As the race's three-time winner, Leipheimer has been a long-time spokesperson for the event. He has touted Santa Rosa as the grand departure city almost since the event's 2006 inception.

Tour of California organizers awarded the start to Santa Rosa for this year's Tour after the race's first venture to the Lake Tahoe region took the city off the route itinerary in 2011.

In the past year, Santa Rosa's marketing presence intensified.

Leipheimer subsequently became increasingly involved. He geared his season toward a hopeful fourth title after his runner-up last year to former teammate Chris Horner.

Leipheimer's mishap in Spain, of course, jeopardized his plans. But as he detailed in the pre-race press conference, he wouldn't have been comfortable watching the race from the sidelines.

As the Sunday's opening stage unfolded it wasn't in circumstances Leipheimer would have predicated.

"It's not what I envisioned when we found out two years ago that we'd be hosting the overall start of the Amgen Tour of California," he said.

"But considering the circumstances, I think I should be proud. Making that group on Coleman Valley (the day's late stage climb), ... that says something."

Beyond hometown sentiment, Leipheimer's return also served as a morale booster and the beginning of his more lofty season goals, most notably doing well at the Tour de France beginning in late June and in the Summer Olympics in early August. Leipheimer was the Olympic bronze medalist in the individual time trial in 2008.

"My last race was Volta Catalunya in March," said Leipheimer. "And when you're out of competition for a while, it's a little foreign to be back in the peloton and racing through corners and down the (roads) with 120 people. So as time passes, I'll get more comfortable.

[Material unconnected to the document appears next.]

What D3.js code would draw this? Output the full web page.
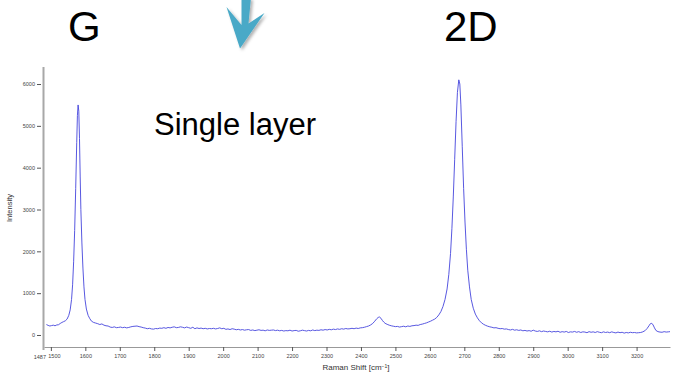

"I think that participating in the Amgen Tour of California is of the utmost importance to be good in July in the Tour de France and beyond — hopefully the Olympics," he said.

"There's a lot of races left in my season, and I think that was part of my motivation, to try and recover as fast as possible and train as much as I could, as much as my leg would allow me to, in order to be fit enough to take the start here, and finish, and benefit from the race."

Leipheimer achieved that goal Sunday, and the race and his hometown benefited as well.